When facing a long checkout line at the grocery store, it’s tempting to head over to the self-checkout lanes. But are they really as convenient as they seem? Big Y, a grocery chain with stores in Massachusetts and Connecticut, decided they’re not.
By the end of the year, all 61 Big Y stores will have dismantled their self-checkout stations, a fixture in their grocery stores since 2003.
“We studied and studied and studied, and because there are so many different things that can go wrong when you’re checking out we found it wasn’t saving time because customers were waiting for an attendant to take care of their problem,” Big Y spokeswoman Claire D’Amour-Daley told ABCNews.com.
Coupons often didn’t scan properly, she said, and there were payment issues, as well.
Similar problems prompted supermarkets Kroger and Albertsons to pull self-serve checkouts from more than 100 of their stores earlier this year. Those announcements generated a lot of media coverage, and Big Y’s decision was no exception.

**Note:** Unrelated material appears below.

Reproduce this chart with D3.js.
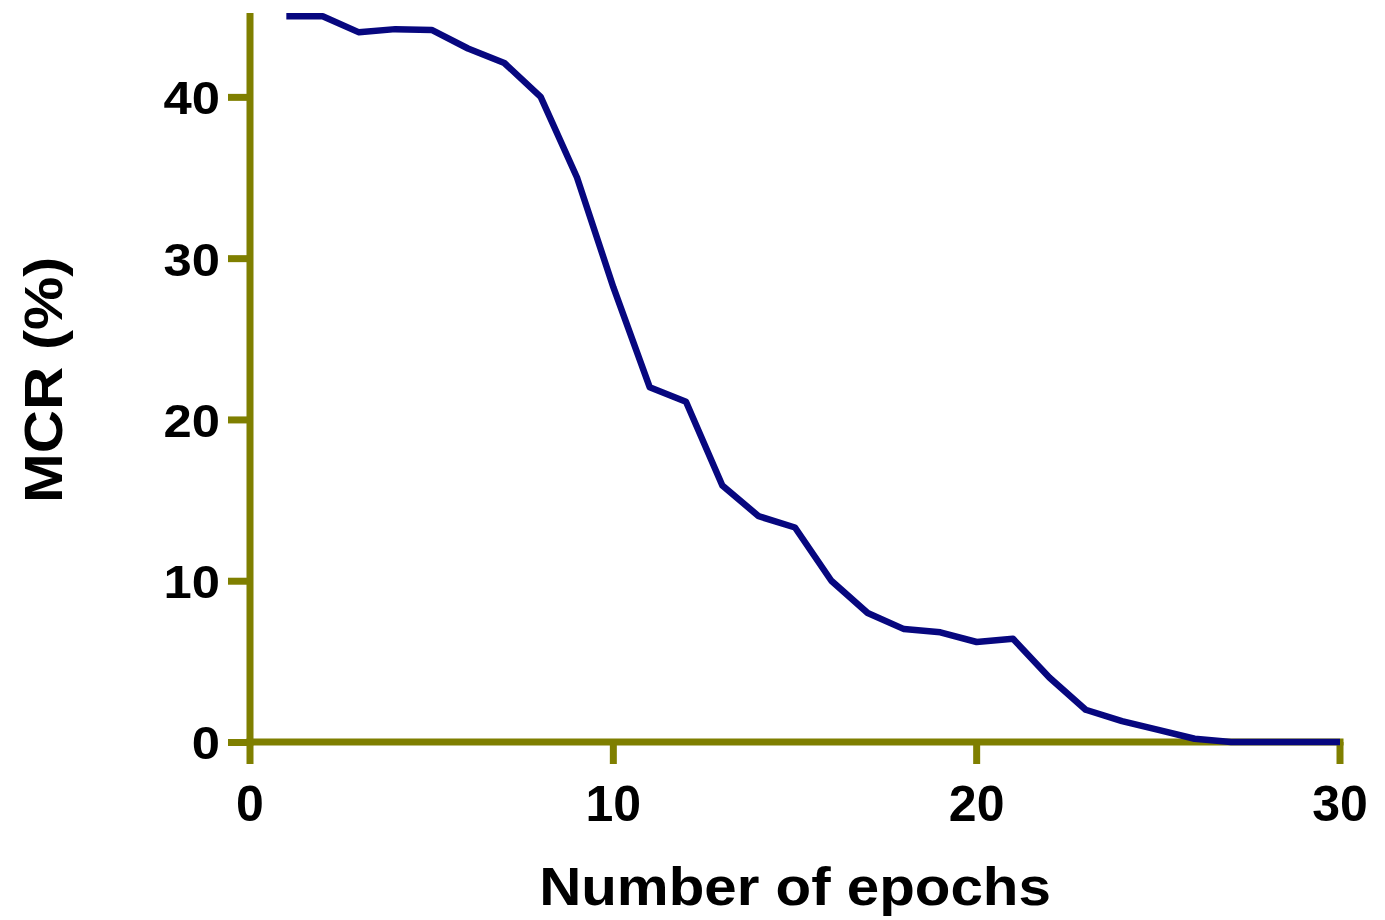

“Every TV station near one of our stores has gone in to do an interview,” D’Amour-Daley said.
But NCR Corporation, one of the leading suppliers of self-checkout systems, said self-serve technology is still in high demand.
Industry analyst firm Retail Banking Research projected self-checkout to grow 14.7 yearly percent through 2016, NCR spokesman Cameron Smith said — and between 2009 and 2010, RBR reported, the self-checkout market grew 40 percent.
“Retailers continue to invest in this technology to enhance customer service, drive new productivity gains and offer consumers an enhanced shopping experience,” said Smith, whose company does not supply self-serve checkout to Big Y.
But the grocery chain, headquartered in Springfield, Mass., said the self-serve checkout lanes did just the opposite by interfering with customer service, something D’Amour-Daley said is a hallmark of Big Y.
“We felt we were giving up that for the sake of speed and convenience, neither of which are happening,” she said.